> **GOAL**
From the listing below, extract every line in which the word "matplotlib" appears.

**********

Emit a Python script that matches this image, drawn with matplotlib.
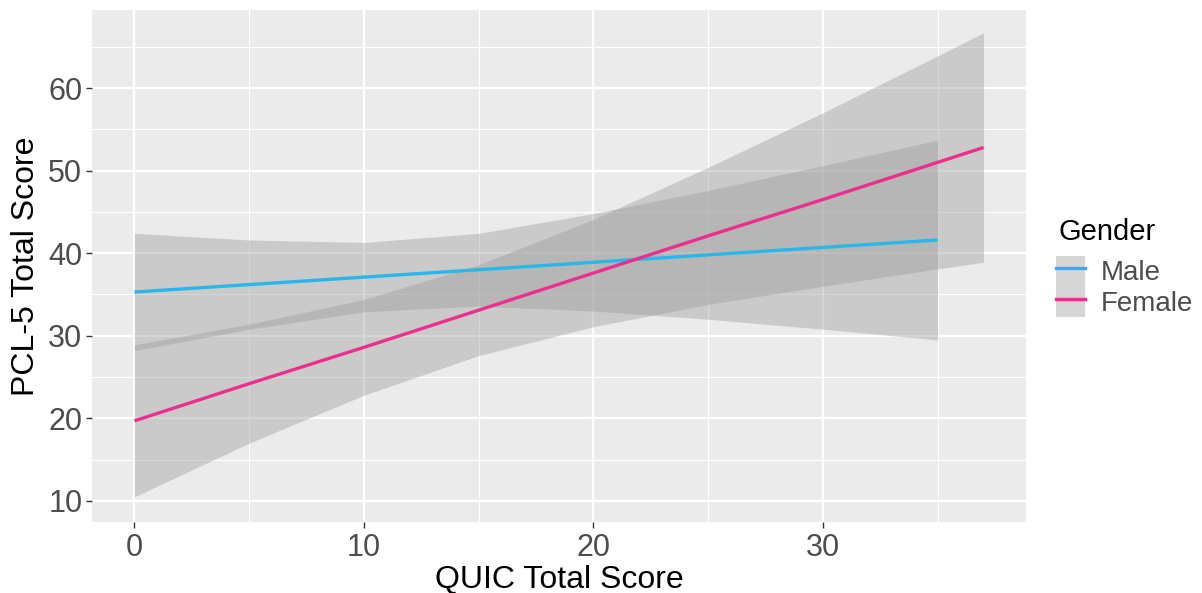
import numpy as np
import matplotlib.pyplot as plt
from matplotlib.patches import Patch
from matplotlib.lines import Line2D
from matplotlib.ticker import MultipleLocator

plt.rcParams['font.family'] = ['Liberation Sans', 'DejaVu Sans']

# values
male_x = [0, 5, 10, 15, 20, 25, 30, 35]
male_fit = [35.3, 36.2, 37.1, 38.0, 38.9, 39.8, 40.7, 41.6]
male_upper = [42.4, 41.6, 41.3, 42.4, 44.8, 47.6, 50.6, 53.7]
male_lower = [28.2, 30.8, 32.9, 33.6, 33.0, 32.0, 30.8, 29.5]

female_x = [0, 5, 10, 15, 20, 25, 30, 35, 37]
female_fit = [19.7, 24.2, 28.6, 33.1, 37.6, 42.1, 46.5, 51.0, 52.8]
female_upper = [28.9, 31.4, 34.4, 38.6, 44.1, 50.4, 57.0, 63.9, 66.7]
female_lower = [10.5, 17.0, 22.8, 27.6, 31.1, 33.8, 36.0, 38.1, 38.9]

groups = ['Male', 'Female']
colors = ['#29B6EA', '#EC2F8C']
x_ticks = [0, 10, 20, 30]
y_ticks = [10, 20, 30, 40, 50, 60]

fig = plt.figure(figsize=(12.02, 5.93), dpi=100)
ax = fig.add_axes([92 / 1202, 1 - 522 / 593, 934 / 1202, 512 / 593])
ax.set_facecolor('#EBEBEB')

band_col = '#999999'
series = [(male_x, male_fit, male_lower, male_upper),
          (female_x, female_fit, female_lower, female_upper)]
for (xs, fit, lo, hi), col in zip(series, colors):
    ax.fill_between(xs, lo, hi, color=band_col, alpha=0.4, linewidth=0, zorder=2)
    ax.plot(xs, fit, color=col, lw=2.4, zorder=3, solid_capstyle='butt')

ax.set_xlim(-1.85, 38.85)
ax.set_ylim(7.45, 69.45)
ax.set_xticks(x_ticks)
ax.set_yticks(y_ticks)
ax.xaxis.set_minor_locator(MultipleLocator(5))
ax.yaxis.set_minor_locator(MultipleLocator(5))
ax.grid(which='major', color='white', lw=1.6, zorder=1)
ax.grid(which='minor', color='white', lw=0.8, zorder=1)
ax.set_axisbelow(True)
for s in ax.spines.values():
    s.set_visible(False)
ax.tick_params(which='major', length=4, width=1, color='#333333',
               labelsize=22, labelcolor='#4D4D4D', pad=3)
ax.tick_params(axis='x', pad=4)
ax.tick_params(which='minor', length=0)

ax.set_xlabel('QUIC Total Score', fontsize=23, color='black', labelpad=1)
ax.set_ylabel('PCL-5 Total Score', fontsize=23, color='black', labelpad=5)

# legend: title as separate text so the gap to the keys matches
fig.text(1058 / 1202, 1 - 240 / 593, 'Gender', fontsize=21, color='black',
         ha='left', va='baseline')
handles = [(Patch(facecolor=band_col, alpha=0.4, lw=0),
            Line2D([], [], color=c, lw=2.4)) for c in colors]
leg = fig.legend(handles, groups, loc='upper left',
                 bbox_to_anchor=(1056 / 1202, 1 - 256 / 593),
                 frameon=False, fontsize=20,
                 handlelength=1.05, handleheight=1.3, labelspacing=0.0,
                 handletextpad=0.55, borderaxespad=0, borderpad=0)
for t in leg.get_texts():
    t.set_color('#4D4D4D')

plt.savefig('out.png', dpi=100)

**********

> **TASK SOLUTION**
Emit a Python script that matches this image, drawn with matplotlib.
import matplotlib.pyplot as plt
from matplotlib.patches import Patch
from matplotlib.lines import Line2D
from matplotlib.ticker import MultipleLocator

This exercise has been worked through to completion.